The keenly-awaited redevelopment of the grade two-listed Manchester building in a 39-apartment affordable housing scheme has progressed, with plans now lodged.
Great Places Housing Group said that by incorporating elements of what remains of the original building, it hopes to protect the building’s heritage and legacy while bringing affordable homes to the area. Buttress is the project architect.
Situated in an area that has become hugely popular with residential developers, the building dates back to 1874 but has deteriorated since being vacated in 1989, and currently requires scaffolding to hold up what remains of the existing structure.
Great Places, in partnership with Manchester City Council and part-funded by Homes England, plans to redevelop what remains of the Dispensary for a mixture of 39 one and two-bed apartments which will be available for affordable rent.
The housing group has worked on the proposals with stakeholders including Manchester Life, developer of the adjacent 213-home Lampwick scheme, as well as the Ancoats Dispensary Trust, to ensure plans preserve as much of the original facade as possible. The design focuses on preserving the Old Mill Street and Lampwick Lane facades.

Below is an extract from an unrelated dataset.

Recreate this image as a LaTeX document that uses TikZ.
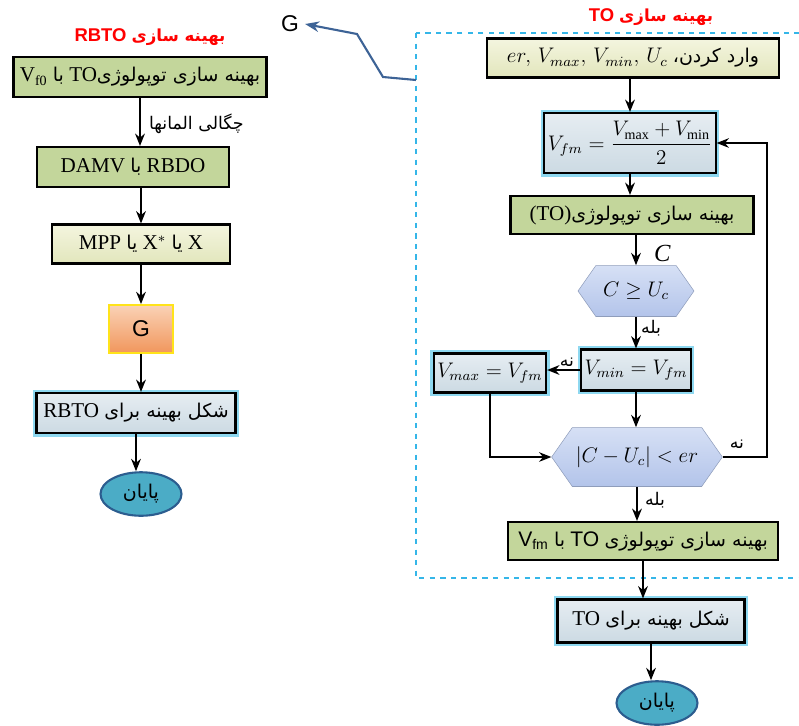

Helen Spencer, director of development at Great Places, described the project as looking “to save one of Ancoats’ most cherished landmarks as well as providing 39 high-quality much needed affordable new homes in the area”.
Sir Richard Leese, leader of Manchester City Council, said: “This is a landmark moment for the Ancoats Dispensary, a building whose future has not been certain for decades. Following a number of bids to save it, it’s fantastic to now be able to celebrate a way forward.”
Plans had advanced around in the late 2000s for redevelopment, with the Northwest Regional Development Agency lined up to support an Urban Splash redevelopment, the firm having taken on the building in 2001 as part of its New Islington masterplan.
However, once the NWDA was wound up, redevelopment costs proved too prohibitive for the credit crunch-hit developer, which put in motion demolition plans, whipping up a storm of local opposition.
The site was then transferred to the Ancoats Dispensary Trust in 2013, which put together a redevelopment plan with Igloo Regeneration – however the project failed to secure a £4.5m Heritage Lottery Fund grant in 2017, leading to it being transferred to the council in 2018.
Trevor MacFarlane, chair of Ancoats Dispensary Trust said: “The people of Manchester campaigned for years to save the Ancoats Dispensary from unnecessary demolition.
“Led by community activists, the Ancoats Dispensary Trust really embodied the spirit of people power, protecting the building against all the odds.
“So we’re delighted Great Places and Manchester City Council are putting forward such a sensitive scheme that will finally see that iconic tower reinstated, affordable housing in the area and the Ancoats Dispensary saved for future generations to love as much as we have.”